Maas Group may tempt building materials operators
The period of consolidation in the building materials industry could be set to continue, with some questioning whether one of the major participants in the industry makes a play for the $1.6bn listed Maas Group.
Maas listed in 2020 with a market value of $530m and is considered as having an eclectic mix of assets. It embarked on mergers and acquisitions, buying Melbourne East quarries and the concrete business Economix last financial year.
But the attraction to one of the larger building materials players is that it has been scooping up regional quarries around the country, and once it gets big enough, the play could be for one of the larger industry players to take it out.
Quarries are difficult assets to replicate, and are most valuable when they are close to populated areas. The economics of using them frequently do not work when too distant from construction activity.
Among the buyers for Maas Group could be CRH, one of the largest players in the industry that recently bought cement company AdBri for $2.1bn.

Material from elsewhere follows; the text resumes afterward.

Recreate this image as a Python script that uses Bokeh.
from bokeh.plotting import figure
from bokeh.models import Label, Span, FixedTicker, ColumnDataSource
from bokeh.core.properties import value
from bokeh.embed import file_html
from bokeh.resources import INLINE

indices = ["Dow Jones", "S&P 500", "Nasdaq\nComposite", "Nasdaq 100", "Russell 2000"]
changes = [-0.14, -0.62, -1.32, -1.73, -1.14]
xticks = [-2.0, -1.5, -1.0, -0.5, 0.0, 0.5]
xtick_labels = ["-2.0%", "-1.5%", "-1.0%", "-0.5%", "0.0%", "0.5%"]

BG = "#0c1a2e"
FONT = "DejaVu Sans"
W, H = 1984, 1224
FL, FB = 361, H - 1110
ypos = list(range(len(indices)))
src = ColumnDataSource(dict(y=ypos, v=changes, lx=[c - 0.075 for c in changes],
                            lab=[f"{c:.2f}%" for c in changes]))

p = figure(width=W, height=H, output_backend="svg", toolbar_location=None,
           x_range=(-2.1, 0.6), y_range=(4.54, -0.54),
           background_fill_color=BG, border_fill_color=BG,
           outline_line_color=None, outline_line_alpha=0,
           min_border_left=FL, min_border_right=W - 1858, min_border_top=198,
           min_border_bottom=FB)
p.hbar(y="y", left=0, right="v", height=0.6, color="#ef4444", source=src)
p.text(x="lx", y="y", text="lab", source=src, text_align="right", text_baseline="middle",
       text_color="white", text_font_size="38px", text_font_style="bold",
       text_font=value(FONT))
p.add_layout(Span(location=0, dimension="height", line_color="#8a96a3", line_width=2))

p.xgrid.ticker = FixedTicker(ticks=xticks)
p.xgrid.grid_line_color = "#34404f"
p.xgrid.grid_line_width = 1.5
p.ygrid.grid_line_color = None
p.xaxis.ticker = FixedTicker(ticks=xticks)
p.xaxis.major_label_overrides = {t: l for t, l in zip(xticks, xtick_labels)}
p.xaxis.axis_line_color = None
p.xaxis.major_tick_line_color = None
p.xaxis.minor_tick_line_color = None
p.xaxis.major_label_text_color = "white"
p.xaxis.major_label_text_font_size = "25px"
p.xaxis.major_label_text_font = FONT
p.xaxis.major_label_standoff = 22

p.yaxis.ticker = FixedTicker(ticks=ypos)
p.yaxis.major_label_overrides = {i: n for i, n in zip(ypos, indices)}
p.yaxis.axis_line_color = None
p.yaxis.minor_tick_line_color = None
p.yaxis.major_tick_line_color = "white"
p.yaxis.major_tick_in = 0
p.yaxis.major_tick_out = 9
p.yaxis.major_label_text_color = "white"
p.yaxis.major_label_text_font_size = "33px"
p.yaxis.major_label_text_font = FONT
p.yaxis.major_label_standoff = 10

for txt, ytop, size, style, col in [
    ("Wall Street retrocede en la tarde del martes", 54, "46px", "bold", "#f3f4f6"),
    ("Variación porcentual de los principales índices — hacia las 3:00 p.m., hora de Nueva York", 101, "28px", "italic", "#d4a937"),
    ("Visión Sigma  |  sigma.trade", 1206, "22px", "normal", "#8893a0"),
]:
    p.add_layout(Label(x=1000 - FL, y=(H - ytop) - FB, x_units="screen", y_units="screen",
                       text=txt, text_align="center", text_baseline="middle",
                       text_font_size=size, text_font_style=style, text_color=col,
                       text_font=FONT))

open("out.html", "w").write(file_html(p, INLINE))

Cement Australia, which is joint venture between Holcim and Heidelberg, could also show some interest.
Or another possibility is Saint Gobain, the buyer of CSR this year for $4.3bn, also buys Maas.

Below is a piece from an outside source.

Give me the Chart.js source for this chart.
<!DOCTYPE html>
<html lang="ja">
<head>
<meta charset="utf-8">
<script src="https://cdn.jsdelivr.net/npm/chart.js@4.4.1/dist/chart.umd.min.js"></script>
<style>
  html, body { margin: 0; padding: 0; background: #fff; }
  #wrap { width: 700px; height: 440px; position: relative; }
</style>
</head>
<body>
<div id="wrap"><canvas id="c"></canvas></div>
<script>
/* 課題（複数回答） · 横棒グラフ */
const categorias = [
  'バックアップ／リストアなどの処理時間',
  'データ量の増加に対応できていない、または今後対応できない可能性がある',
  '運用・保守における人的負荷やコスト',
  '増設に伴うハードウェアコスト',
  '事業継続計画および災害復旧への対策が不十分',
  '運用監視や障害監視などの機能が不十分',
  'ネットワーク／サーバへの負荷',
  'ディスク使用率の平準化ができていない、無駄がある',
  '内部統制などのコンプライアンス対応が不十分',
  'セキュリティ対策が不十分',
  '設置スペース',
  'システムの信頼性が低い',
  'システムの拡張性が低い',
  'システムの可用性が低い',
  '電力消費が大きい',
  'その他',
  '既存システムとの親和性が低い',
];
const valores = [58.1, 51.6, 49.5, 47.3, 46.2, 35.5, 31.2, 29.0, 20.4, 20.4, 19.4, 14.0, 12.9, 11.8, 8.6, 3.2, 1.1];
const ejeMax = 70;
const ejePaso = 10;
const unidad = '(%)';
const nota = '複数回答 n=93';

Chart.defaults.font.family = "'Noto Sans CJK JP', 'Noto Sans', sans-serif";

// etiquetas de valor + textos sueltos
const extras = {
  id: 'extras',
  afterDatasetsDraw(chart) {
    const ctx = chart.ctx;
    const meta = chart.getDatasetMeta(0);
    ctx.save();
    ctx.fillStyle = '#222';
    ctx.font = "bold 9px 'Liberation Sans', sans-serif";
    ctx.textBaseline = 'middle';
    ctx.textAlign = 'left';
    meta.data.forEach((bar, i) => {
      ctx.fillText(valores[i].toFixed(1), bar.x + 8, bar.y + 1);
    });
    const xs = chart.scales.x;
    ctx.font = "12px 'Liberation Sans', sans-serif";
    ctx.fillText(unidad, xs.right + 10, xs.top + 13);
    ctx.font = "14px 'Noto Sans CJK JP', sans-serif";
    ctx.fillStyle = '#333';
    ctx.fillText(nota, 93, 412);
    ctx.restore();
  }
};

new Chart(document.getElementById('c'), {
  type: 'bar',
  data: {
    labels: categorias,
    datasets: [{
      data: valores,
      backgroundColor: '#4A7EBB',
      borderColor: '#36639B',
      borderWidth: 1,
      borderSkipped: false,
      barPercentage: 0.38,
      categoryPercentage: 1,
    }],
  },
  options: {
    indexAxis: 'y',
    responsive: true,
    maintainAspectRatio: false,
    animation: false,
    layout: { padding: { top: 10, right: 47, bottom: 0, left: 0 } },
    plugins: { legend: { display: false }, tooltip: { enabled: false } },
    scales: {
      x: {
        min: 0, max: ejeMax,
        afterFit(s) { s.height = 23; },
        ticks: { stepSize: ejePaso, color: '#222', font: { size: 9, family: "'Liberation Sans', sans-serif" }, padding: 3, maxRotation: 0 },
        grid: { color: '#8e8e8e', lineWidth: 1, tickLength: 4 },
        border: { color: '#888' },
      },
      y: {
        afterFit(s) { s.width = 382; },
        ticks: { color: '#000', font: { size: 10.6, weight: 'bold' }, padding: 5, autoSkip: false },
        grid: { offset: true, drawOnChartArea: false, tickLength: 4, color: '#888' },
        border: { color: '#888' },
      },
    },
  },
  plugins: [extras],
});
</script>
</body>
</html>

Seven Group, the owner of the country’s largest building materials provider Boral, may have some interest, but only when the company reduces its debt which remains a key focus.

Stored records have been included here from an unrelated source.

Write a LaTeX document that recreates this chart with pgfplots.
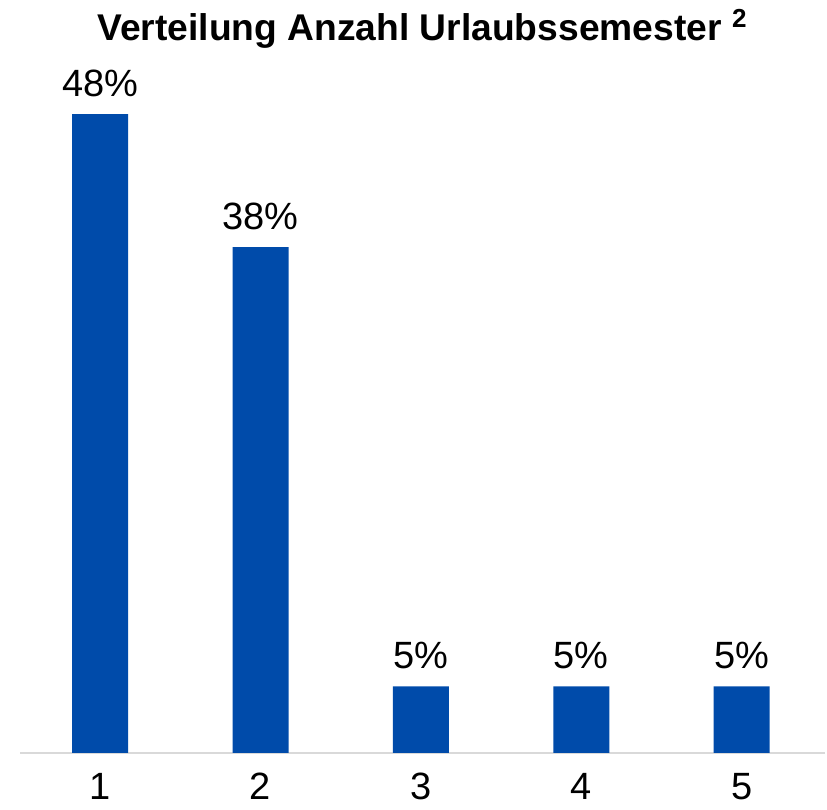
\documentclass[border=0pt]{standalone}
\usepackage{fontspec}
\setmainfont{Liberation Sans}
\usepackage{pgfplots}
\pgfplotsset{compat=1.18}
\definecolor{barblue}{HTML}{004BAA}
\definecolor{baseline}{HTML}{D9D9D9}

\begin{document}
\begin{tikzpicture}
\path[use as bounding box] (-10pt,-25.5pt) rectangle (403.5pt,379.5pt);
\begin{axis}[
  at={(0,3pt)}, anchor=origin,
  scale only axis,
  width=402.5pt,
  height=346.5pt,
  xmin=0.5, xmax=5.52,
  ymin=0, ymax=52.06,
  axis x line*=bottom,
  axis y line=none,
  x axis line style={-, draw=baseline, line width=1pt},
  xtick={1,2,3,4,5},
  major tick length=0pt,
  xticklabel style={font=\fontsize{19}{22}\selectfont, inner sep=0pt, anchor=north, yshift=-10pt},
  /pgf/number format/assume math mode=true,
  ybar,
  bar width=28pt,
  nodes near coords={\pgfmathprintnumber{\pgfplotspointmeta}\%},
  nodes near coords style={font=\fontsize{19}{22}\selectfont, black, yshift=5pt},
  clip=false,
]
  \addplot[fill=barblue, draw=none] coordinates {(1,48) (2,38) (3,5) (4,5) (5,5)};
\end{axis}
\node[font=\bfseries\fontsize{18.6}{22}\selectfont] at (201.25pt,365pt) {Verteilung Anzahl Urlaubssemester \textsuperscript{2}};
\end{tikzpicture}
\end{document}
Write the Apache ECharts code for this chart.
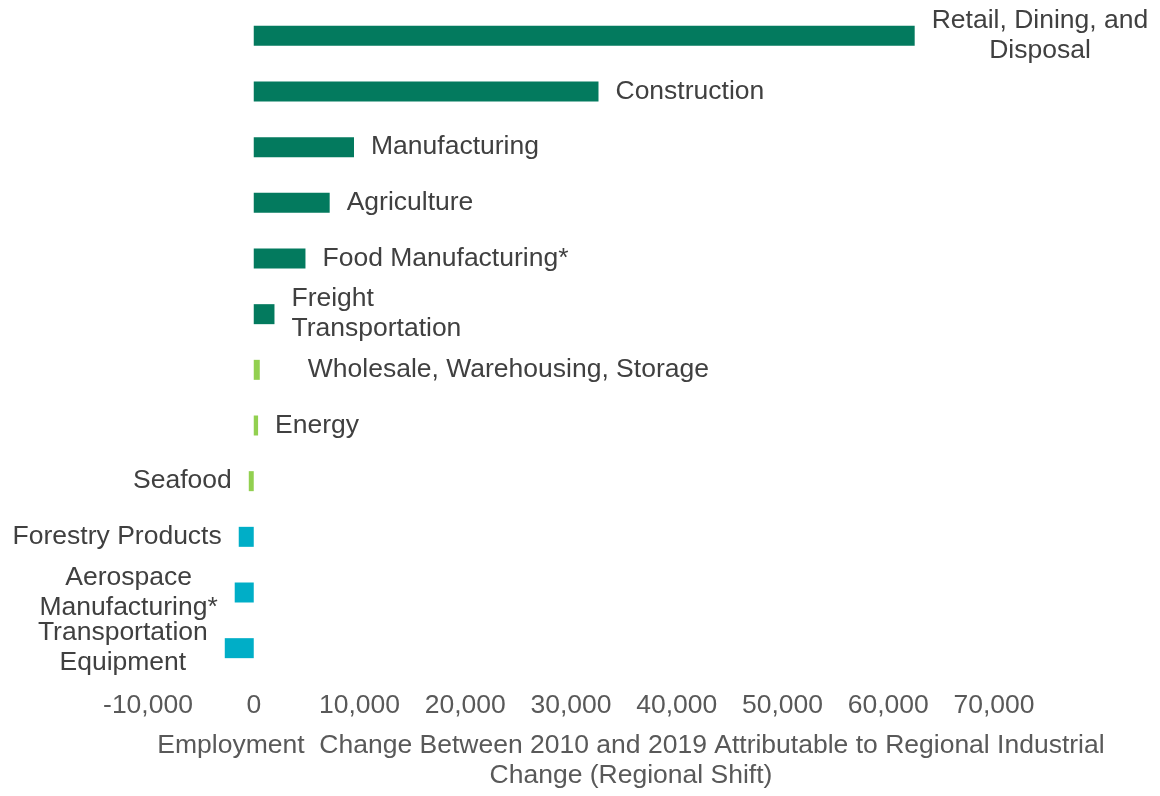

Maas Group, founded in 2002, describes itself as a diversified industrial group and its share price has rallied in the past year.
For the year to June, it generated $73m in net profit, up 12 per cent on the previous corresponding period, and is guiding the market to EBITDA for the 2025 financial year of between $215m and $245m.
It operates in commercial and residential real estate, building materials, civil construction and hire and manufacturing and equipment sales.